A key risk to the bull market is its extreme concentration, driven almost exclusively by tech giants. Nvidia (NVDA.US) has soared nearly 1,500% over three years, while Meta Platforms (META.US) is up more than 450%. This has left most stocks lagging: the S&P 500 equal-weight index, which treats all components equally, has underperformed the market-cap-weighted benchmark by 21 percentage points since October 2022—the largest such gap at this stage of a bull market since the 1990s. Historically, the equal-weight index has outperformed the main index by an average of 24 percentage points by the third year of subsequent bull runs, highlighting the current anomaly.

Jurrien Timmer, global macro director at Fidelity Investments, explained the unusual dynamic: “Bull markets typically see broad participation early on, as the Fed cuts rates to support the economy.
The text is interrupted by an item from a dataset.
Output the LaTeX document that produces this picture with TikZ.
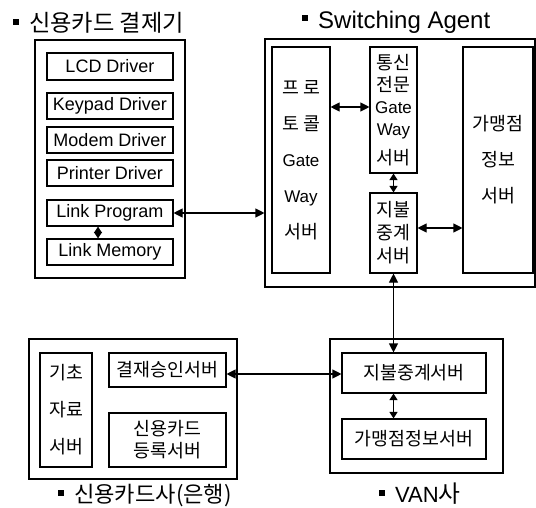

This time was the opposite—2022 rate hikes to curb inflation pushed concentration to extreme levels.” The so-called “Magnificent 7” tech giants now account for a record 34% of the S&P 500’s total market value, according to Morningstar, compared to just 23% for the top 10 companies during the dot-com bubble. Including three more giants (Broadcom, Berkshire Hathaway, and JPMorgan Chase), the top 10 firms make up nearly 40% of the index, creating what the Daily Mail called a “dangerously unbalanced state” where the entire benchmark rises or falls with a handful of stocks.

Yet prominent bull Jim Paulsen downplays bearish fears, noting that few professional investors anticipate a market crash “because the Fed will likely intervene if conditions deteriorate.” He expects market breadth to gradually expand to equal-weight stocks and small-caps, adding, “There may be some twists and turns after three years of outperformance, but don’t fight the Fed or the market trend.” The Fed’s September rate cut and potential for more easing have reinforced this confidence, even as officials remain split on the pace.

As the S&P 500 posts back-to-back annual gains of over 20% for the first time since the late 1990s, some investors are rebalancing portfolios. “Now is the time to rebalance,” said Patrick Fruzzetti, portfolio manager at Rose Advisors, who is reducing tech exposure and buying undervalued healthcare stocks. “If you’ve profited heavily from large tech over the past few years, shifting to sectors that will benefit from rate cuts makes sense.”

Bulls still lean on historical precedent: Since WWII, bull markets have lasted an average of 4.6 years with cumulative returns of ~157%, leaving room for further gains—especially for sectors outside tech. Timmer acknowledged, “There’s no sign the market is in the danger zone yet. The bigger risks are if yields climb back toward 5%, forcing a valuation reset, or if the AI boom turns into a bubble triggering a major sell-off. That’s why broadening participation is crucial from here.”

With Q3 earnings season kicking off—bank stocks lead off, with JPMorgan and Goldman Sachs reporting this week —and AI spending under scrutiny, the market’s ability to “broaden its rally” will determine whether the three-year bull run can extend into a fourth. For now, the 83% gain and near-$90 trillion S&P 500 market cap reflect confidence in tech’s leadership, but as Timmer’s warning suggests, the rally’s next chapter depends on moving beyond the “tech solo show” to a more inclusive performance.